Chief of staff says Army must be re-balanced

Gen. George Casey is concerned that stress of recent deployments will cause service to lose experienced mid-level officers and senior noncommissioned officers.

The Army is facing a personnel crisis as experienced soldiers retire and new recruits become more difficult to find, putting the future of the country's all-volunteer force at risk, the service's top general said Wednesday.

"By no stretch of the imagination is it a hollow Army or a broken one, but it is out of balance," said Army Chief of Staff Gen. George Casey. "We are so consumed by the current [wars] that we can't do the things we need to do to prepare for the future." The effects of seven years of continuous war is cumulative, he said, and it is wearing down the Army.
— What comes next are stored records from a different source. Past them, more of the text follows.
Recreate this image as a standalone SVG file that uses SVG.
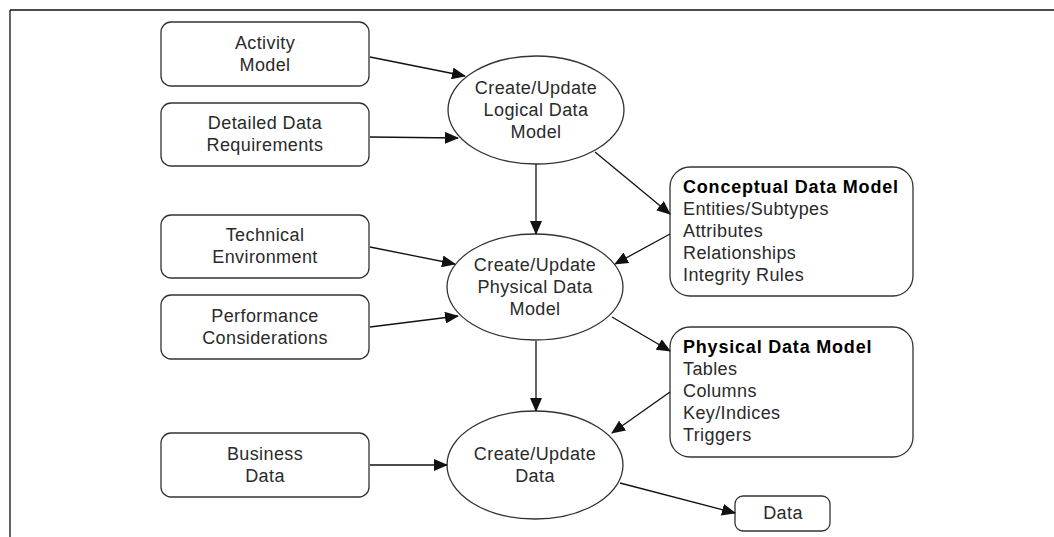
<svg xmlns="http://www.w3.org/2000/svg" width="1054" height="537" viewBox="0 0 1054 537">
<defs>
<marker id="ah" markerUnits="userSpaceOnUse" markerWidth="14" markerHeight="12" viewBox="0 0 14 12" refX="13" refY="6" orient="auto">
<path d="M0,0 L14,6 L0,12 Z" fill="#111"/>
</marker>
<style>
.box{fill:#fff;stroke:#333;stroke-width:1.3}
.ell{fill:#fff;stroke:#333;stroke-width:1.3}
.t{font-family:"Liberation Sans",Arial,sans-serif;font-size:18px;letter-spacing:0.4px;fill:#2a2a2a;text-anchor:middle}
.l{font-family:"Liberation Sans",Arial,sans-serif;font-size:18px;letter-spacing:0.4px;fill:#2a2a2a}
.b{font-weight:bold;fill:#000;letter-spacing:0.8px}
.c{stroke:#111;stroke-width:1.3;fill:none;marker-end:url(#ah)}
</style>
</defs>
<rect width="1054" height="537" fill="#fff"/>
<g id="frame">
<line x1="10" y1="10" x2="1054" y2="10" stroke="#111" stroke-width="1.6"/>
<line x1="10" y1="10" x2="10" y2="537" stroke="#111" stroke-width="1.3"/>
</g>
<g id="activity-model"><rect class="box" x="161" y="22" width="208" height="64" rx="10"/><text class="t" x="265" y="49">Activity</text><text class="t" x="265" y="71">Model</text></g>
<g id="detailed-data-requirements"><rect class="box" x="161" y="103" width="208" height="63" rx="10"/><text class="t" x="265" y="129">Detailed Data</text><text class="t" x="265" y="151">Requirements</text></g>
<g id="technical-environment"><rect class="box" x="161" y="215" width="208" height="63" rx="10"/><text class="t" x="265" y="241">Technical</text><text class="t" x="265" y="263">Environment</text></g>
<g id="performance-considerations"><rect class="box" x="161" y="295" width="208" height="64" rx="10"/><text class="t" x="265" y="322">Performance</text><text class="t" x="265" y="344">Considerations</text></g>
<g id="business-data"><rect class="box" x="161" y="433" width="208" height="64" rx="10"/><text class="t" x="265" y="460">Business</text><text class="t" x="265" y="482">Data</text></g>
<g id="logical"><ellipse class="ell" cx="536" cy="110" rx="88" ry="54"/><text class="t" x="536" y="94">Create/Update</text><text class="t" x="536" y="116">Logical Data</text><text class="t" x="536" y="138">Model</text></g>
<g id="physical"><ellipse class="ell" cx="535" cy="287" rx="88" ry="53"/><text class="t" x="535" y="271">Create/Update</text><text class="t" x="535" y="293">Physical Data</text><text class="t" x="535" y="315">Model</text></g>
<g id="data-process"><ellipse class="ell" cx="535" cy="465" rx="88" ry="54"/><text class="t" x="535" y="460">Create/Update</text><text class="t" x="535" y="482">Data</text></g>
<g id="conceptual-data-model"><rect class="box" x="670" y="167" width="243" height="129" rx="20"/><text class="l b" x="683" y="193">Conceptual Data Model</text><text class="l" x="683" y="215">Entities/Subtypes</text><text class="l" x="683" y="237">Attributes</text><text class="l" x="683" y="259">Relationships</text><text class="l" x="683" y="281">Integrity Rules</text></g>
<g id="physical-data-model"><rect class="box" x="670" y="327" width="243" height="130" rx="20"/><text class="l b" x="683" y="353">Physical Data Model</text><text class="l" x="683" y="375">Tables</text><text class="l" x="683" y="397">Columns</text><text class="l" x="683" y="419">Key/Indices</text><text class="l" x="683" y="441">Triggers</text></g>
<g id="data"><rect class="box" x="735" y="496" width="95" height="35" rx="8"/><text class="t" x="783" y="519">Data</text></g>
<g id="connectors">
<line class="c" x1="370" y1="57" x2="465" y2="76"/>
<line class="c" x1="370" y1="137" x2="458" y2="138"/>
<line class="c" x1="370" y1="247" x2="455" y2="264"/>
<line class="c" x1="370" y1="327" x2="458" y2="316"/>
<line class="c" x1="370" y1="465" x2="447" y2="465"/>
<line class="c" x1="536" y1="164" x2="536" y2="234"/>
<line class="c" x1="595" y1="152" x2="670" y2="214"/>
<line class="c" x1="670" y1="234" x2="615" y2="264"/>
<line class="c" x1="612" y1="317" x2="670" y2="351"/>
<line class="c" x1="670" y1="392" x2="612" y2="433"/>
<line class="c" x1="536" y1="341" x2="536" y2="411"/>
<line class="c" x1="620" y1="483" x2="735" y2="513"/>
</g>
</svg>
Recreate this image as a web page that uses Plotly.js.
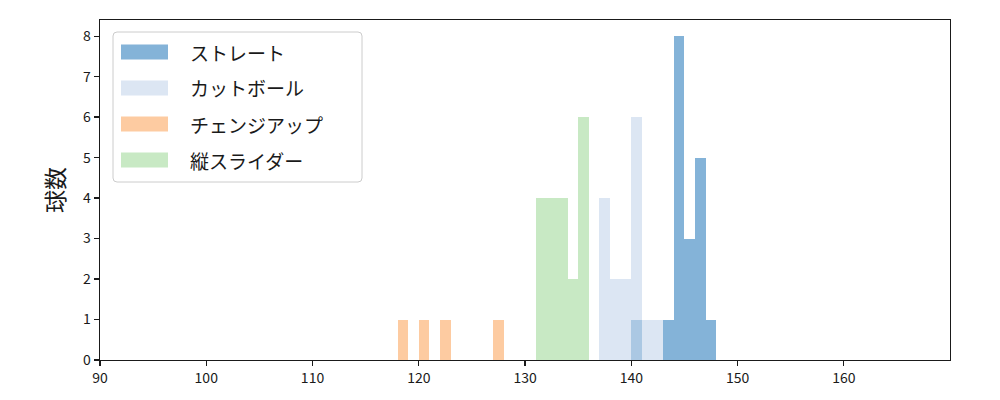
<!DOCTYPE html>
<html>
<head>
<meta charset="utf-8">
<script src="https://cdn.plot.ly/plotly-3.0.1.min.js"></script>
<style>html,body{margin:0;padding:0;background:#fff;}#chart{width:1000px;height:400px;}</style>
</head>
<body>
<div id="chart"></div>
<script>
// Data: histogram bins (bin start, width 1) and counts per pitch type
const pitchNames = ["ストレート", "カットボール", "チェンジアップ", "縦スライダー"];
const straightBins = [140, 143, 144, 145, 146, 147];
const straightCounts = [1, 1, 8, 3, 5, 1];
const cutBins = [137, 138, 139, 140, 141, 142];
const cutCounts = [4, 2, 2, 6, 1, 1];
const changeBins = [118, 120, 122, 127];
const changeCounts = [1, 1, 1, 1];
const sliderBins = [131, 132, 133, 134, 135];
const sliderCounts = [4, 4, 4, 2, 6];
const xTicks = [90, 100, 110, 120, 130, 140, 150, 160];
const yTicks = [0, 1, 2, 3, 4, 5, 6, 7, 8];
const yTitle = "球数";

const colors = [
  "rgba(20,110,180,0.52)",
  "rgba(196,213,235,0.6)",
  "rgba(251,151,68,0.5)",
  "rgba(146,212,138,0.5)"
];
const seriesBins = [straightBins, cutBins, changeBins, sliderBins];
const seriesCounts = [straightCounts, cutCounts, changeCounts, sliderCounts];

const traces = seriesBins.map((b, i) => ({
  type: "bar",
  x: b,
  y: seriesCounts[i],
  width: 1,
  offset: 0,
  marker: {color: colors[i], line: {width: 0}},
  name: pitchNames[i],
  showlegend: false,
  hoverinfo: "x+y"
}));

// plot area geometry in pixels
const L = 100, R = 950, T = 20, B = 360;
const px = x => (x - L) / (R - L);
const py = y => (B - y) / (B - T);
const JP = "Noto Sans CJK JP, DejaVu Sans, sans-serif";

const shapes = [];
const annotations = [];
// legend box with rounded corners
const bx0 = 113, bx1 = 362, by0 = 32, by1 = 182, r = 4;
const pathPts = [
  `M ${px(bx0 + r)} ${py(by0)}`,
  `L ${px(bx1 - r)} ${py(by0)}`,
  `Q ${px(bx1)} ${py(by0)} ${px(bx1)} ${py(by0 + r)}`,
  `L ${px(bx1)} ${py(by1 - r)}`,
  `Q ${px(bx1)} ${py(by1)} ${px(bx1 - r)} ${py(by1)}`,
  `L ${px(bx0 + r)} ${py(by1)}`,
  `Q ${px(bx0)} ${py(by1)} ${px(bx0)} ${py(by1 - r)}`,
  `L ${px(bx0)} ${py(by0 + r)}`,
  `Q ${px(bx0)} ${py(by0)} ${px(bx0 + r)} ${py(by0)} Z`
].join(" ");
shapes.push({type: "path", xref: "paper", yref: "paper", path: pathPts,
  fillcolor: "rgba(255,255,255,0.8)", line: {color: "#cccccc", width: 1}, layer: "above"});
pitchNames.forEach((n, i) => {
  const cy = 52 + i * 36;
  shapes.push({type: "rect", xref: "paper", yref: "paper",
    x0: px(121), x1: px(168), y0: py(cy - 7.5), y1: py(cy + 7.5),
    fillcolor: colors[i], line: {width: 0}, layer: "above"});
  annotations.push({xref: "paper", yref: "paper", x: px(188), y: py(cy),
    xanchor: "left", yanchor: "middle", showarrow: false, text: n,
    font: {size: 19, color: "#1a1a1a", family: JP}});
});

const layout = {
  width: 1000, height: 400,
  margin: {l: L, r: 1000 - R, t: T, b: 400 - B, pad: 0},
  paper_bgcolor: "#ffffff", plot_bgcolor: "#ffffff",
  barmode: "overlay", bargap: 0,
  showlegend: false,
  font: {family: JP, size: 14, color: "#1a1a1a"},
  xaxis: {
    range: [90, 169.99], tickvals: xTicks, ticktext: xTicks.map(String),
    showgrid: false, zeroline: false, showline: true, mirror: true,
    linecolor: "#1a1a1a", linewidth: 1.3, ticks: "outside", ticklen: 5, tickwidth: 1.3,
    tickcolor: "#1a1a1a", tickfont: {size: 14, family: JP}
  },
  yaxis: {
    range: [0, 8.4], tickvals: yTicks, ticktext: yTicks.map(String),
    showgrid: false, zeroline: false, showline: true, mirror: true,
    linecolor: "#1a1a1a", linewidth: 1.3, ticks: "outside", ticklen: 5, tickwidth: 1.3,
    tickcolor: "#1a1a1a", tickfont: {size: 14, family: JP},
    title: {text: yTitle, standoff: 12, font: {size: 23, family: JP}}
  },
  shapes: shapes,
  annotations: annotations
};

Plotly.newPlot("chart", traces, layout, {displayModeBar: false, staticPlot: true});
</script>
</body>
</html>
The service has a plan to rebalance and repair itself, but it will take three to four years to fully implement, said Casey at the Association of the U.S. Army's Institute of Land Warfare breakfast meeting in Washington. Relief for soldiers stressed by repeated combat tours can only come once troop levels in Iraq decline.

"The surge has sucked all the flexibility out of the system" and has complicated the Army's efforts to provide a large enough pool of units to rotate through Iraq without extending combat tours, he noted. When the surge strategy was announced last year, tours were lengthened from 12 to 15 months and soldiers have only a year between deployments.

Casey said that as the surge winds down and more soldiers begin to come home, the Army will be able to return to the standard 12-month combat tour. The plan is for troops to spend two years at home for every year spent in a combat zone.

In addition, the Army is building more brigade combat teams as part of its modularity initiative to increase the number of available units in the rotation pool. By 2012, the service plans to have 76 combat brigades, 48 in the active component and 28 in the National Guard.

Casey said the Army was concerned about losing experienced mid-level officers and senior noncommissioned officers. To counter the loss, the service will be spending $1.4 billion from the 2008 supplemental war spending bill on additional support to family members, including better housing, child care and health care, and education opportunities.

Casey is fully committed to the Army's controversial flagship modernization program, the $200 billion and climbing Future Combat Systems, which will create a suite of new armored vehicles, sensors and weapons tied together by a sophisticated battle command network. Troops will begin field testing hardware and software prototypes, and FCS' first vehicle, a new mobile cannon, will be rolled out this summer, he said.

The Army also will unveil a new doctrine manual next month, according to Casey. It will move the service in new directions on structure and troop training to battle future enemies, employing a mix of tactics and weapons. Instead of fighting either a conventional or irregular campaign, the Army will confront a complex mix of both, battling nonstate enemies and armed groups embedded among the population in the world's urban centers.

"We will be fighting more among the people" in the 21st century, he said, and soldiers won't have the "luxury" of moving noncombatants away from the battlefield as in past conventional wars. Combat in urban areas will demand better intelligence, both human and technical, and precisely delivered firepower to avoid harming innocents while fighting "in the unblinking eye of the 24-hour cycle."

It also will require all the elements of national power, military, economic and political, coming together to be successful in these conflicts. "There is not a military solution" to the complex wars of the type seen in Iraq and Afghanistan, Casey said. The complexity of future wars demands an agile Army, he added, "and we are not very agile as an institution." The new doctrine manual will place a primacy on intellectual officers who can find solutions to complex battlefield challenges.

Casey sees a long-term ideological struggle brought on by globalization between the world's haves and have-nots and a competition for scarce resources. His biggest concern is weapons of mass destruction falling into the hands of one of the world's 1,200 terrorist groups that are actively trying to acquire them. The ungoverned territories, where governments are absent, are breeding grounds for terrorist groups, he noted, and the military must partner with other nations' forces in counterinsurgencies.